THE EXERCISE:
Transcribe all of the data exactly. Omit the pictures.

DATA BLOCK:

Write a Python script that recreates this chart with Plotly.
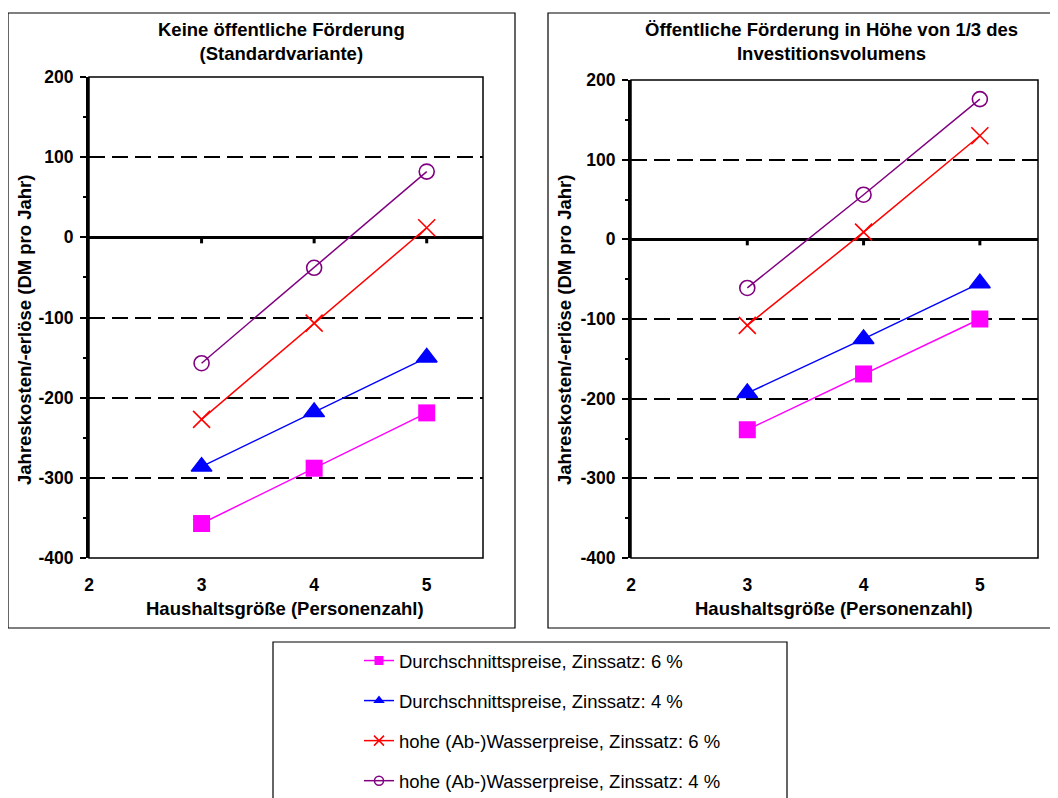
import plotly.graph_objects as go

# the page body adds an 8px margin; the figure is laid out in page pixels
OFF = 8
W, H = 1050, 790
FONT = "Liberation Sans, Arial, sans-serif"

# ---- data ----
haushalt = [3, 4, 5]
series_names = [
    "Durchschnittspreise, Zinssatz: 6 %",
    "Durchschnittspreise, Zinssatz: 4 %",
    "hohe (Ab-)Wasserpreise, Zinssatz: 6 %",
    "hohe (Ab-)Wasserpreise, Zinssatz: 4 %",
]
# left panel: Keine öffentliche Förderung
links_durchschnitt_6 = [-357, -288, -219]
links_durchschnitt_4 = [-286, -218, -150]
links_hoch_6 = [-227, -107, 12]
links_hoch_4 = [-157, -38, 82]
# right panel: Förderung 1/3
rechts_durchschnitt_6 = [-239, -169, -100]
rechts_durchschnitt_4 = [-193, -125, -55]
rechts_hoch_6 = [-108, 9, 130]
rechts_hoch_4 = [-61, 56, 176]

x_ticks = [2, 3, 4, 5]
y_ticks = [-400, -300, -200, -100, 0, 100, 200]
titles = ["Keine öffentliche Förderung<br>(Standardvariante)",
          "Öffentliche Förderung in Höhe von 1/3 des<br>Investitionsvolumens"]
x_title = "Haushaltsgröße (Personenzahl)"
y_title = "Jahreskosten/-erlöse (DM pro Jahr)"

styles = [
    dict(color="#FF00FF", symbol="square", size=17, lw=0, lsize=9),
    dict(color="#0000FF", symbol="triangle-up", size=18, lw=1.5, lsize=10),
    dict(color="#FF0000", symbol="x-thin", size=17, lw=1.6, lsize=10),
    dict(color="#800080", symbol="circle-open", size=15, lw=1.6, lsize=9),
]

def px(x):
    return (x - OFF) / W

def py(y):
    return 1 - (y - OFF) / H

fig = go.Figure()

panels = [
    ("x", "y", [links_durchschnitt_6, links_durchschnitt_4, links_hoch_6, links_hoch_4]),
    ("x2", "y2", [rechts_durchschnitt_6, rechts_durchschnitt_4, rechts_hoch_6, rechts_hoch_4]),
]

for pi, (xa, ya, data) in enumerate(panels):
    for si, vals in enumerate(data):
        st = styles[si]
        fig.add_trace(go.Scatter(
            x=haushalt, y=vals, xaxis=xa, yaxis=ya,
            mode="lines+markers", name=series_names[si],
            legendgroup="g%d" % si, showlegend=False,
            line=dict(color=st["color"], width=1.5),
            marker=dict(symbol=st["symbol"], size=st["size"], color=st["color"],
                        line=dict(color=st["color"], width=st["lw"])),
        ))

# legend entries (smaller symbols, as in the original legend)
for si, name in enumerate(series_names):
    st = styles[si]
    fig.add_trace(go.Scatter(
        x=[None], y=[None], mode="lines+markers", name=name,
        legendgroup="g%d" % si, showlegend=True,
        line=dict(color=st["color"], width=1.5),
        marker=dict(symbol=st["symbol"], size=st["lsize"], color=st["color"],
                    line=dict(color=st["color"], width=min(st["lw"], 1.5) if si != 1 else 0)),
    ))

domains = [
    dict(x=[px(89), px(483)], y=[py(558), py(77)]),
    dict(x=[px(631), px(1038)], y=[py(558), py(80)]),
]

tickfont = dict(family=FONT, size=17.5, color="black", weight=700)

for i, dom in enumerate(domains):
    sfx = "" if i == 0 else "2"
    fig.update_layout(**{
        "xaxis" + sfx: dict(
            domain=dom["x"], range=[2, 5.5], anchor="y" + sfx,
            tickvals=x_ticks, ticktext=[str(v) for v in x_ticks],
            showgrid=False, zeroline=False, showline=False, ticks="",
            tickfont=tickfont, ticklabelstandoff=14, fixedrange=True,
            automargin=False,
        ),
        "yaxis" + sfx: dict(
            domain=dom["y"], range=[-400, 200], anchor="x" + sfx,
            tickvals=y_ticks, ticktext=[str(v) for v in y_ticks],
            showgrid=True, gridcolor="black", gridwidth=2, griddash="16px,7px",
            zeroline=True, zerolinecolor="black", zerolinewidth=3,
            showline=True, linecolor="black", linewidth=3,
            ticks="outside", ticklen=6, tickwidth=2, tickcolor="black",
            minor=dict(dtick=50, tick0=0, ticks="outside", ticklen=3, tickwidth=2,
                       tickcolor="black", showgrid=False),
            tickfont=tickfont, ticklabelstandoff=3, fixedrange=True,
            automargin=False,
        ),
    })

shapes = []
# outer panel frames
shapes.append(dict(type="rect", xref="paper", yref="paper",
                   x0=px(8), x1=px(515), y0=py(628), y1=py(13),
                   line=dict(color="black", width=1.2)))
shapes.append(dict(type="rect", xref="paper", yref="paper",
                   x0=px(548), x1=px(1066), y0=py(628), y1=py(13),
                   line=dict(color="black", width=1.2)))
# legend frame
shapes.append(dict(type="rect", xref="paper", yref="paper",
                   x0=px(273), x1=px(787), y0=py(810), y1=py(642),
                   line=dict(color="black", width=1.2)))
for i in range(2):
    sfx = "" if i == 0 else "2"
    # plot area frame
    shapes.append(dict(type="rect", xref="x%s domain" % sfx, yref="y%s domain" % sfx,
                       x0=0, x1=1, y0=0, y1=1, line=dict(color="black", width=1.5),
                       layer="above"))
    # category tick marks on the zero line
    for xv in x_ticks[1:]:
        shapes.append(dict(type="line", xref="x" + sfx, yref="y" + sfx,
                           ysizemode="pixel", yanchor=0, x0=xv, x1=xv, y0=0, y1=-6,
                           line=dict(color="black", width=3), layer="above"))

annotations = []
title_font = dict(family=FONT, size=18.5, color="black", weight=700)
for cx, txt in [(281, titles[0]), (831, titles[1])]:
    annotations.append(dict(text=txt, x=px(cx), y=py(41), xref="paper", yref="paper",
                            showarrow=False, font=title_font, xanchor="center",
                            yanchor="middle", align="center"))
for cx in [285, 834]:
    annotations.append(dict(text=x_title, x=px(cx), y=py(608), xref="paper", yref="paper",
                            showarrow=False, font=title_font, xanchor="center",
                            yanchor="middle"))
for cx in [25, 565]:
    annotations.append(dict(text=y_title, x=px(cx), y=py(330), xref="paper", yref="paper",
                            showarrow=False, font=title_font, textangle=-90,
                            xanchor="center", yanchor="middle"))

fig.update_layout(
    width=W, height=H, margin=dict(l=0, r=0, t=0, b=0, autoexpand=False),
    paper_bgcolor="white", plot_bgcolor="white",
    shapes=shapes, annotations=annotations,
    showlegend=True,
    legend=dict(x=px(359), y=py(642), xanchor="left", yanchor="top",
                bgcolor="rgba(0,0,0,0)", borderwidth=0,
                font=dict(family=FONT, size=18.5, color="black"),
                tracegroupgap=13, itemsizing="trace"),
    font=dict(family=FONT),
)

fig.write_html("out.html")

WRITTEN SOLUTION:
Write a Python script that recreates this chart with Plotly.
import plotly.graph_objects as go

# the page body adds an 8px margin; the figure is laid out in page pixels
OFF = 8
W, H = 1050, 790
FONT = "Liberation Sans, Arial, sans-serif"

# ---- data ----
haushalt = [3, 4, 5]
series_names = [
    "Durchschnittspreise, Zinssatz: 6 %",
    "Durchschnittspreise, Zinssatz: 4 %",
    "hohe (Ab-)Wasserpreise, Zinssatz: 6 %",
    "hohe (Ab-)Wasserpreise, Zinssatz: 4 %",
]
# left panel: Keine öffentliche Förderung
links_durchschnitt_6 = [-357, -288, -219]
links_durchschnitt_4 = [-286, -218, -150]
links_hoch_6 = [-227, -107, 12]
links_hoch_4 = [-157, -38, 82]
# right panel: Förderung 1/3
rechts_durchschnitt_6 = [-239, -169, -100]
rechts_durchschnitt_4 = [-193, -125, -55]
rechts_hoch_6 = [-108, 9, 130]
rechts_hoch_4 = [-61, 56, 176]

x_ticks = [2, 3, 4, 5]
y_ticks = [-400, -300, -200, -100, 0, 100, 200]
titles = ["Keine öffentliche Förderung<br>(Standardvariante)",
          "Öffentliche Förderung in Höhe von 1/3 des<br>Investitionsvolumens"]
x_title = "Haushaltsgröße (Personenzahl)"
y_title = "Jahreskosten/-erlöse (DM pro Jahr)"

styles = [
    dict(color="#FF00FF", symbol="square", size=17, lw=0, lsize=9),
    dict(color="#0000FF", symbol="triangle-up", size=18, lw=1.5, lsize=10),
    dict(color="#FF0000", symbol="x-thin", size=17, lw=1.6, lsize=10),
    dict(color="#800080", symbol="circle-open", size=15, lw=1.6, lsize=9),
]

def px(x):
    return (x - OFF) / W

def py(y):
    return 1 - (y - OFF) / H

fig = go.Figure()

panels = [
    ("x", "y", [links_durchschnitt_6, links_durchschnitt_4, links_hoch_6, links_hoch_4]),
    ("x2", "y2", [rechts_durchschnitt_6, rechts_durchschnitt_4, rechts_hoch_6, rechts_hoch_4]),
]

for pi, (xa, ya, data) in enumerate(panels):
    for si, vals in enumerate(data):
        st = styles[si]
        fig.add_trace(go.Scatter(
            x=haushalt, y=vals, xaxis=xa, yaxis=ya,
            mode="lines+markers", name=series_names[si],
            legendgroup="g%d" % si, showlegend=False,
            line=dict(color=st["color"], width=1.5),
            marker=dict(symbol=st["symbol"], size=st["size"], color=st["color"],
                        line=dict(color=st["color"], width=st["lw"])),
        ))

# legend entries (smaller symbols, as in the original legend)
for si, name in enumerate(series_names):
    st = styles[si]
    fig.add_trace(go.Scatter(
        x=[None], y=[None], mode="lines+markers", name=name,
        legendgroup="g%d" % si, showlegend=True,
        line=dict(color=st["color"], width=1.5),
        marker=dict(symbol=st["symbol"], size=st["lsize"], color=st["color"],
                    line=dict(color=st["color"], width=min(st["lw"], 1.5) if si != 1 else 0)),
    ))

domains = [
    dict(x=[px(89), px(483)], y=[py(558), py(77)]),
    dict(x=[px(631), px(1038)], y=[py(558), py(80)]),
]

tickfont = dict(family=FONT, size=17.5, color="black", weight=700)

for i, dom in enumerate(domains):
    sfx = "" if i == 0 else "2"
    fig.update_layout(**{
        "xaxis" + sfx: dict(
            domain=dom["x"], range=[2, 5.5], anchor="y" + sfx,
            tickvals=x_ticks, ticktext=[str(v) for v in x_ticks],
            showgrid=False, zeroline=False, showline=False, ticks="",
            tickfont=tickfont, ticklabelstandoff=14, fixedrange=True,
            automargin=False,
        ),
        "yaxis" + sfx: dict(
            domain=dom["y"], range=[-400, 200], anchor="x" + sfx,
            tickvals=y_ticks, ticktext=[str(v) for v in y_ticks],
            showgrid=True, gridcolor="black", gridwidth=2, griddash="16px,7px",
            zeroline=True, zerolinecolor="black", zerolinewidth=3,
            showline=True, linecolor="black", linewidth=3,
            ticks="outside", ticklen=6, tickwidth=2, tickcolor="black",
            minor=dict(dtick=50, tick0=0, ticks="outside", ticklen=3, tickwidth=2,
                       tickcolor="black", showgrid=False),
            tickfont=tickfont, ticklabelstandoff=3, fixedrange=True,
            automargin=False,
        ),
    })

shapes = []
# outer panel frames
shapes.append(dict(type="rect", xref="paper", yref="paper",
                   x0=px(8), x1=px(515), y0=py(628), y1=py(13),
                   line=dict(color="black", width=1.2)))
shapes.append(dict(type="rect", xref="paper", yref="paper",
                   x0=px(548), x1=px(1066), y0=py(628), y1=py(13),
                   line=dict(color="black", width=1.2)))
# legend frame
shapes.append(dict(type="rect", xref="paper", yref="paper",
                   x0=px(273), x1=px(787), y0=py(810), y1=py(642),
                   line=dict(color="black", width=1.2)))
for i in range(2):
    sfx = "" if i == 0 else "2"
    # plot area frame
    shapes.append(dict(type="rect", xref="x%s domain" % sfx, yref="y%s domain" % sfx,
                       x0=0, x1=1, y0=0, y1=1, line=dict(color="black", width=1.5),
                       layer="above"))
    # category tick marks on the zero line
    for xv in x_ticks[1:]:
        shapes.append(dict(type="line", xref="x" + sfx, yref="y" + sfx,
                           ysizemode="pixel", yanchor=0, x0=xv, x1=xv, y0=0, y1=-6,
                           line=dict(color="black", width=3), layer="above"))

annotations = []
title_font = dict(family=FONT, size=18.5, color="black", weight=700)
for cx, txt in [(281, titles[0]), (831, titles[1])]:
    annotations.append(dict(text=txt, x=px(cx), y=py(41), xref="paper", yref="paper",
                            showarrow=False, font=title_font, xanchor="center",
                            yanchor="middle", align="center"))
for cx in [285, 834]:
    annotations.append(dict(text=x_title, x=px(cx), y=py(608), xref="paper", yref="paper",
                            showarrow=False, font=title_font, xanchor="center",
                            yanchor="middle"))
for cx in [25, 565]:
    annotations.append(dict(text=y_title, x=px(cx), y=py(330), xref="paper", yref="paper",
                            showarrow=False, font=title_font, textangle=-90,
                            xanchor="center", yanchor="middle"))

fig.update_layout(
    width=W, height=H, margin=dict(l=0, r=0, t=0, b=0, autoexpand=False),
    paper_bgcolor="white", plot_bgcolor="white",
    shapes=shapes, annotations=annotations,
    showlegend=True,
    legend=dict(x=px(359), y=py(642), xanchor="left", yanchor="top",
                bgcolor="rgba(0,0,0,0)", borderwidth=0,
                font=dict(family=FONT, size=18.5, color="black"),
                tracegroupgap=13, itemsizing="trace"),
    font=dict(family=FONT),
)

fig.write_html("out.html")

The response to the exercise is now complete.